Tax Man in Russia Comes Up Short

Businesses evade paying to a complex, ambiguous system

In the last week, war broke loose again in Chechnya, two bombs exploded on Moscow buses, and new charges surfaced of serious corruption among officials who only a month ago were at the pinnacle of Kremlin power.

But one of the most fundamental problems for newly reelected President Boris Yeltsin is more mundane. And who's he going to call? The tax police.

For a combination of reasons - some mysterious - Russians have not been paying their taxes this year. For the first half of the year, tax revenues are about 11 percent of gross domestic product, less than three-quarters of last year's level. And they appear to be dropping month by month. In May, the State Tax Service collected only 7 percent of that month's GDP.

By comparison, most Western European countries collect about 40 percent of their GDP in taxes, according to Roland Mash, an economist at the Russian-European Center for Economic Policy at the London School of Economics.

To make matters worse, the Russian economy is still in decline, so the GDP this year is about 4 percent lower than last year, shrinking tax receipts even further.

Shaking those tax dollars loose from the Russian economy is one of the government's most urgent tasks, according to Prime Minister Viktor Chernomyrdin, who is urging his Cabinet to work across the board on the issue.

Why the sudden drop in tax collections?

From the perspective of Russian and foreign business people here, part of the reason is the perverse nature of the ever-changing taxes themselves that makes it nearly impossible to pay taxes in an honest and reasonable way.

Alexander Orlov, director of the Russian Business Roundtable, recalls a recent meeting between 30 business leaders and a deputy minister of finance at which he told the deputy minister that every businessman there was a tax cheat, to some degree. If a business met all its tax obligations, it "will be ruined because in some cases, as you know, the sum total of taxes exceeds the entire profitability base of the enterprise," Mr. Orlov says.

"The largest reason why the compliance levels are so low is because policy is so bad," adds Peter Charow, director of the American Chamber of Commerce in Russia.

A complex, ambiguous tax code

Tax policy is improving in Russia, notes Kevin Norville, tax director for the Moscow office of the accounting firm Deloitte and Touche. But there are still situations where taxes eat up more than 100 percent of profits. A May decree by Mr. Yeltsin helped by adding to the list of expenses that businesses could deduct from their taxes. But it still remains unclear whether advertising or value-added taxes, for example, are deductible or not.

The tax code is so uncertain, complex, and ambiguous, even to its authors, that no company can ever feel safely in compliance, Mr. Norville says.

The general opinion that taxes are too complex and too high creates a social climate that accepts and supports tax avoidance, says Valentina Byelova, an economist at the Russian Business Roundtable's research institute.

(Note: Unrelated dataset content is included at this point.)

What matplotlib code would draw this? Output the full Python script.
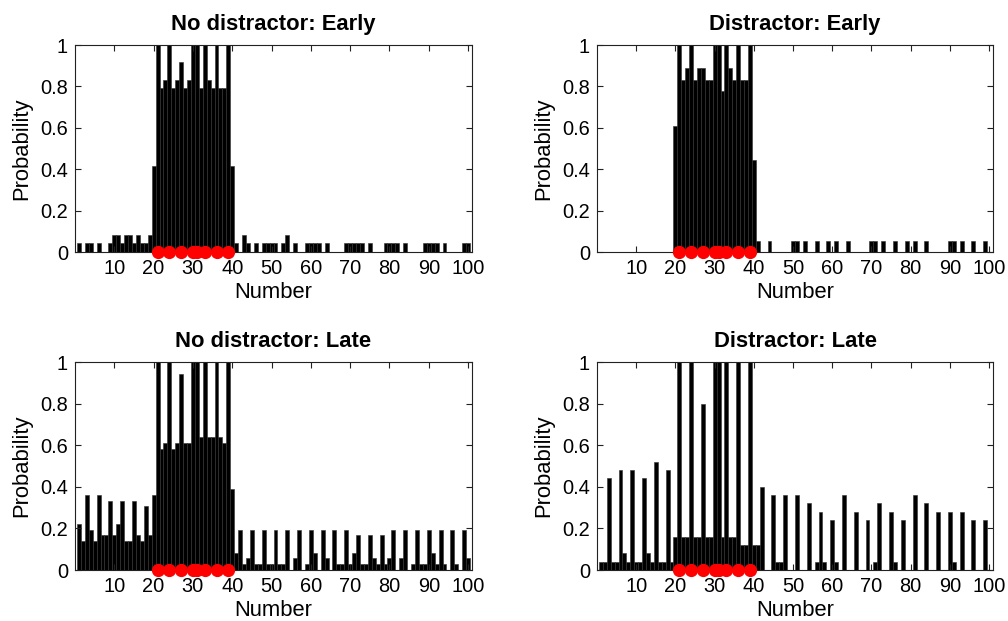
import matplotlib
matplotlib.use("Agg")
import matplotlib.pyplot as plt
import numpy as np

plt.rcParams['font.family'] = ['Liberation Sans', 'DejaVu Sans']

numbers = list(range(1, 101))
targets = [21, 24, 27, 30, 31, 33, 36, 39]

# counts (probability = count / total)
tl_total = 24
tl_counts = [1, 0, 1, 1, 0, 1, 0, 0, 1, 2, 2, 1, 2, 2, 1, 2, 1, 1, 2, 10,
             24, 19, 20, 24, 19, 20, 22, 19, 20, 24, 24, 19, 24, 20, 19, 24, 19, 19, 24, 10,
             1, 0, 2, 1, 0, 1, 0, 1, 1, 1, 1, 0, 1, 2, 0, 1, 0, 0, 1, 1,
             1, 1, 0, 1, 0, 0, 0, 0, 1, 1, 1, 1, 1, 0, 1, 0, 0, 0, 1, 1,
             1, 1, 0, 1, 0, 0, 0, 0, 1, 1, 1, 1, 0, 1, 0, 0, 0, 0, 1, 1]

tr_total = 18
tr_counts = [0, 0, 0, 0, 0, 0, 0, 0, 0, 0, 0, 0, 0, 0, 0, 0, 0, 0, 0, 11,
             18, 15, 16, 18, 15, 16, 16, 15, 15, 18, 18, 14, 18, 16, 15, 18, 15, 15, 18, 8,
             1, 0, 0, 1, 0, 0, 0, 0, 0, 1, 1, 0, 1, 0, 0, 1, 0, 0, 1, 0,
             1, 0, 0, 1, 0, 0, 0, 0, 0, 1, 1, 0, 1, 0, 0, 1, 0, 0, 1, 0,
             1, 0, 0, 1, 0, 0, 0, 0, 0, 1, 1, 0, 1, 0, 0, 1, 0, 0, 1, 0]

bl_total = 36
bl_counts = [8, 5, 13, 7, 5, 13, 6, 6, 12, 6, 8, 12, 5, 5, 12, 6, 5, 11, 6, 13,
             36, 21, 22, 36, 21, 22, 34, 22, 22, 36, 36, 23, 36, 23, 23, 36, 23, 22, 36, 14,
             3, 7, 1, 2, 7, 1, 1, 7, 1, 1, 7, 1, 1, 7, 0, 2, 7, 0, 1, 7,
             3, 0, 7, 2, 0, 7, 1, 1, 7, 1, 3, 6, 1, 1, 6, 2, 1, 6, 1, 2,
             7, 0, 2, 7, 0, 1, 7, 1, 1, 7, 3, 1, 7, 1, 0, 7, 1, 0, 7, 2]

br_total = 25
br_counts = [1, 1, 11, 1, 1, 12, 2, 1, 12, 1, 1, 11, 2, 1, 13, 1, 1, 12, 1, 4,
             25, 4, 4, 25, 4, 4, 20, 4, 4, 25, 25, 4, 25, 4, 4, 25, 3, 3, 25, 3,
             3, 10, 0, 0, 9, 1, 1, 9, 0, 0, 9, 0, 0, 8, 0, 1, 7, 1, 0, 6,
             1, 0, 9, 0, 0, 7, 0, 0, 6, 0, 1, 8, 0, 0, 7, 1, 0, 6, 0, 0,
             9, 0, 0, 8, 0, 0, 7, 0, 0, 7, 1, 0, 7, 0, 0, 6, 0, 0, 6, 0]

titles = ["No distractor: Early", "Distractor: Early",
          "No distractor: Late", "Distractor: Late"]
panels = [(tl_counts, tl_total), (tr_counts, tr_total),
          (bl_counts, bl_total), (br_counts, br_total)]

W, H = 1008, 621
fig = plt.figure(figsize=(W / 100, H / 100), dpi=100)

# axes rectangles in pixels: left, top, right, bottom
rects = [(75, 45, 472, 252), (597, 45, 993, 252),
         (75, 362, 472, 570), (597, 362, 993, 570)]

for (counts, total), title, (l, t, r, b) in zip(panels, titles, rects):
    ax = fig.add_axes([l / W, 1 - b / H, (r - l) / W, (b - t) / H])
    probs = np.array(counts) / total
    ax.bar(numbers, probs, width=1.0, color='black', edgecolor='#303030',
           linewidth=0.4)
    ax.plot(targets, np.zeros(len(targets)), 'o', color='red',
            markersize=8.5, clip_on=False, zorder=5)
    ax.set_xlim(0, 101)
    ax.set_ylim(0, 1)
    ax.set_xticks(range(10, 101, 10))
    ax.set_yticks([0, 0.2, 0.4, 0.6, 0.8, 1])
    ax.set_yticklabels(["0", "0.2", "0.4", "0.6", "0.8", "1"])
    ax.tick_params(direction='in', top=True, right=True, length=4,
                   width=0.8, labelsize=14.4, color='#222222', pad=5)
    for s in ax.spines.values():
        s.set_linewidth(0.8)
        s.set_color('#222222')
    ax.set_xlabel("Number", fontsize=15.8, labelpad=3)
    ax.set_ylabel("Probability", fontsize=15.8, labelpad=6)
    ax.set_title(title, fontsize=15.8, fontweight='bold', pad=11)

fig.savefig("out.png", dpi=100)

As Russian enterprises adapt to a market economy they also learn how to hide profits from tax inspectors, she says.

The same social climate affects tax collectors. "The system is corrupt. That's the problem," says Stewart Naunton, a partner in the Moscow office of accountants Coopers and Lybrand. For example, "The collections of [tax] duties at the border are heavily affected by powerful vested interests, including ... legal and quasi-legal organizations," he says.

In the Soviet years, every enterprise had an accountant who automatically subtracted 12 percent from all salaries in taxes. The system was simple and effective, says Ivan Sas, a spokesman for the Russian Tax Police, which only began operation three years ago.

Capitalism has created a much more complicated picture. The tax police trained a corps of thousands of officers with the expertise to pursue tax evaders. But its ranks have been depleted by businesses who hire the officers away.

Yeltsin administration officials generally say that the low tax receipts this year are an election problem, based on the unwillingness of the administration to crack down on tax laggards whose political support it needed. This view is an optimistic one, because it suggests that the administration could boost tax receipts simply by tightening up the system.

Finding ways to up tax revenue

Yeltsin economic aide Alexander Livshitz said last week that the government was considering a range of tax-boosting policies that included stepping up negotiations with the biggest tax nonpayers, closing huge special tax exemptions across the board, cutting tax rates for consistently compliant taxpayers, and taxing the small shuttle traders who often bring in imports in their luggage.

Mr. Livshitz says that these possible measures could make up a substantial portion of lost tax revenues by the end of this year.

But another Kremlin analyst, budget expert Mikhail Delyagin, sees a more basic problem behind low tax revenues. Russian enterprises themselves, he says, are increasingly out of money.

Collecting taxes, he notes, "requires not only good tax inspection, but money in the pockets of our taxpayers."